Restate the whole of the material. Keep every word, and drop the pictures.

=== Data section ===

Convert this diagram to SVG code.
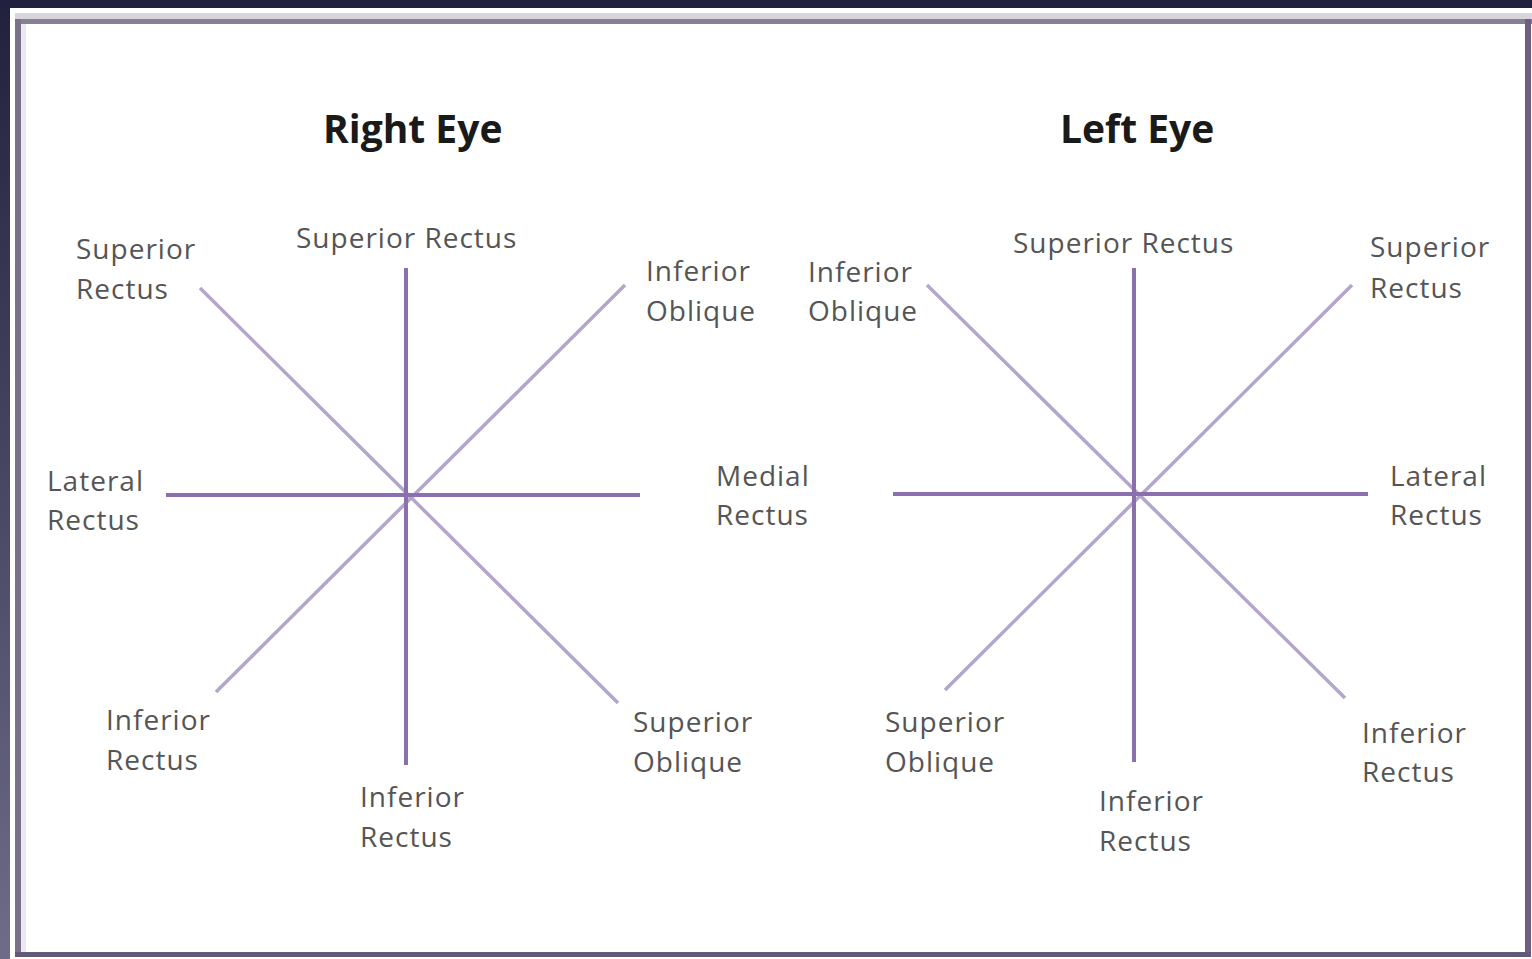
<svg xmlns="http://www.w3.org/2000/svg" width="1532" height="959" viewBox="0 0 1532 959">
<defs>
<linearGradient id="leftEdge" x1="0" y1="0" x2="0" y2="1">
<stop offset="0" stop-color="#22203f"/>
<stop offset="1" stop-color="#6e6c8a"/>
</linearGradient>
</defs>
<style>
.lbl{font-family:"Open Sans","Liberation Sans",sans-serif;font-size:28px;letter-spacing:1px;fill:#555555;}
.ttl{font-family:"Open Sans","Liberation Sans",sans-serif;font-size:39px;font-weight:bold;fill:#1a1a1a;}
.axis{stroke:#8b6fb0;stroke-width:4;fill:none;}
.diag{stroke:#b3a5cc;stroke-width:3.5;fill:none;}
</style>
<rect x="0" y="0" width="1532" height="959" fill="#22203f"/>
<rect x="0" y="0" width="10" height="959" fill="url(#leftEdge)"/>
<rect x="10" y="8" width="1522" height="951" fill="#ffffff"/>
<g id="frame">
<rect x="15" y="13" width="1517" height="6" fill="#d8d6dc"/>
<rect x="15" y="19" width="1517" height="5" fill="#878090"/>
<rect x="15" y="19" width="6" height="938" fill="#7a7088"/>
<rect x="21" y="24" width="5" height="928" fill="#ebe9f0"/>
<rect x="1525" y="19" width="6" height="938" fill="#6c5f80"/>
<rect x="15" y="952" width="1516" height="5" fill="#645878"/>
</g>
<g id="titles">
<text class="ttl" x="323" y="143">Right Eye</text>
<text class="ttl" x="1060" y="143">Left Eye</text>
</g>
<g id="connectors">
<line class="diag" x1="200" y1="288" x2="618" y2="703"/>
<line class="diag" x1="625" y1="285" x2="216" y2="692"/>
<line class="axis" x1="406" y1="268" x2="406" y2="765"/>
<line class="axis" x1="166" y1="495" x2="640" y2="495"/>
<line class="diag" x1="927" y1="285" x2="1345" y2="698"/>
<line class="diag" x1="1352" y1="285" x2="945" y2="690"/>
<line class="axis" x1="1134" y1="268" x2="1134" y2="762"/>
<line class="axis" x1="893" y1="494" x2="1368" y2="494"/>
</g>
<g id="right-eye-labels">
<g id="r-sr-top"><text class="lbl" x="296" y="248">Superior Rectus</text></g>
<g id="r-sr"><text class="lbl" x="76" y="259">Superior</text><text class="lbl" x="76" y="299">Rectus</text></g>
<g id="r-io"><text class="lbl" x="646" y="281">Inferior</text><text class="lbl" x="646" y="321">Oblique</text></g>
<g id="r-lr"><text class="lbl" x="47" y="491">Lateral</text><text class="lbl" x="47" y="530">Rectus</text></g>
<g id="r-mr"><text class="lbl" x="716" y="486">Medial</text><text class="lbl" x="716" y="525">Rectus</text></g>
<g id="r-ir"><text class="lbl" x="106" y="730">Inferior</text><text class="lbl" x="106" y="770">Rectus</text></g>
<g id="r-ir-bottom"><text class="lbl" x="360" y="807">Inferior</text><text class="lbl" x="360" y="847">Rectus</text></g>
<g id="r-so"><text class="lbl" x="633" y="732">Superior</text><text class="lbl" x="633" y="772">Oblique</text></g>
</g>
<g id="left-eye-labels">
<g id="l-sr-top"><text class="lbl" x="1013" y="253">Superior Rectus</text></g>
<g id="l-io"><text class="lbl" x="808" y="282">Inferior</text><text class="lbl" x="808" y="321">Oblique</text></g>
<g id="l-sr"><text class="lbl" x="1370" y="257">Superior</text><text class="lbl" x="1370" y="298">Rectus</text></g>
<g id="l-lr"><text class="lbl" x="1390" y="486">Lateral</text><text class="lbl" x="1390" y="525">Rectus</text></g>
<g id="l-so"><text class="lbl" x="885" y="732">Superior</text><text class="lbl" x="885" y="772">Oblique</text></g>
<g id="l-ir-bottom"><text class="lbl" x="1099" y="811">Inferior</text><text class="lbl" x="1099" y="851">Rectus</text></g>
<g id="l-ir"><text class="lbl" x="1362" y="743">Inferior</text><text class="lbl" x="1362" y="782">Rectus</text></g>
</g>
</svg>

===

● **In response**:
Convert this diagram to SVG code.
<svg xmlns="http://www.w3.org/2000/svg" width="1532" height="959" viewBox="0 0 1532 959">
<defs>
<linearGradient id="leftEdge" x1="0" y1="0" x2="0" y2="1">
<stop offset="0" stop-color="#22203f"/>
<stop offset="1" stop-color="#6e6c8a"/>
</linearGradient>
</defs>
<style>
.lbl{font-family:"Open Sans","Liberation Sans",sans-serif;font-size:28px;letter-spacing:1px;fill:#555555;}
.ttl{font-family:"Open Sans","Liberation Sans",sans-serif;font-size:39px;font-weight:bold;fill:#1a1a1a;}
.axis{stroke:#8b6fb0;stroke-width:4;fill:none;}
.diag{stroke:#b3a5cc;stroke-width:3.5;fill:none;}
</style>
<rect x="0" y="0" width="1532" height="959" fill="#22203f"/>
<rect x="0" y="0" width="10" height="959" fill="url(#leftEdge)"/>
<rect x="10" y="8" width="1522" height="951" fill="#ffffff"/>
<g id="frame">
<rect x="15" y="13" width="1517" height="6" fill="#d8d6dc"/>
<rect x="15" y="19" width="1517" height="5" fill="#878090"/>
<rect x="15" y="19" width="6" height="938" fill="#7a7088"/>
<rect x="21" y="24" width="5" height="928" fill="#ebe9f0"/>
<rect x="1525" y="19" width="6" height="938" fill="#6c5f80"/>
<rect x="15" y="952" width="1516" height="5" fill="#645878"/>
</g>
<g id="titles">
<text class="ttl" x="323" y="143">Right Eye</text>
<text class="ttl" x="1060" y="143">Left Eye</text>
</g>
<g id="connectors">
<line class="diag" x1="200" y1="288" x2="618" y2="703"/>
<line class="diag" x1="625" y1="285" x2="216" y2="692"/>
<line class="axis" x1="406" y1="268" x2="406" y2="765"/>
<line class="axis" x1="166" y1="495" x2="640" y2="495"/>
<line class="diag" x1="927" y1="285" x2="1345" y2="698"/>
<line class="diag" x1="1352" y1="285" x2="945" y2="690"/>
<line class="axis" x1="1134" y1="268" x2="1134" y2="762"/>
<line class="axis" x1="893" y1="494" x2="1368" y2="494"/>
</g>
<g id="right-eye-labels">
<g id="r-sr-top"><text class="lbl" x="296" y="248">Superior Rectus</text></g>
<g id="r-sr"><text class="lbl" x="76" y="259">Superior</text><text class="lbl" x="76" y="299">Rectus</text></g>
<g id="r-io"><text class="lbl" x="646" y="281">Inferior</text><text class="lbl" x="646" y="321">Oblique</text></g>
<g id="r-lr"><text class="lbl" x="47" y="491">Lateral</text><text class="lbl" x="47" y="530">Rectus</text></g>
<g id="r-mr"><text class="lbl" x="716" y="486">Medial</text><text class="lbl" x="716" y="525">Rectus</text></g>
<g id="r-ir"><text class="lbl" x="106" y="730">Inferior</text><text class="lbl" x="106" y="770">Rectus</text></g>
<g id="r-ir-bottom"><text class="lbl" x="360" y="807">Inferior</text><text class="lbl" x="360" y="847">Rectus</text></g>
<g id="r-so"><text class="lbl" x="633" y="732">Superior</text><text class="lbl" x="633" y="772">Oblique</text></g>
</g>
<g id="left-eye-labels">
<g id="l-sr-top"><text class="lbl" x="1013" y="253">Superior Rectus</text></g>
<g id="l-io"><text class="lbl" x="808" y="282">Inferior</text><text class="lbl" x="808" y="321">Oblique</text></g>
<g id="l-sr"><text class="lbl" x="1370" y="257">Superior</text><text class="lbl" x="1370" y="298">Rectus</text></g>
<g id="l-lr"><text class="lbl" x="1390" y="486">Lateral</text><text class="lbl" x="1390" y="525">Rectus</text></g>
<g id="l-so"><text class="lbl" x="885" y="732">Superior</text><text class="lbl" x="885" y="772">Oblique</text></g>
<g id="l-ir-bottom"><text class="lbl" x="1099" y="811">Inferior</text><text class="lbl" x="1099" y="851">Rectus</text></g>
<g id="l-ir"><text class="lbl" x="1362" y="743">Inferior</text><text class="lbl" x="1362" y="782">Rectus</text></g>
</g>
</svg>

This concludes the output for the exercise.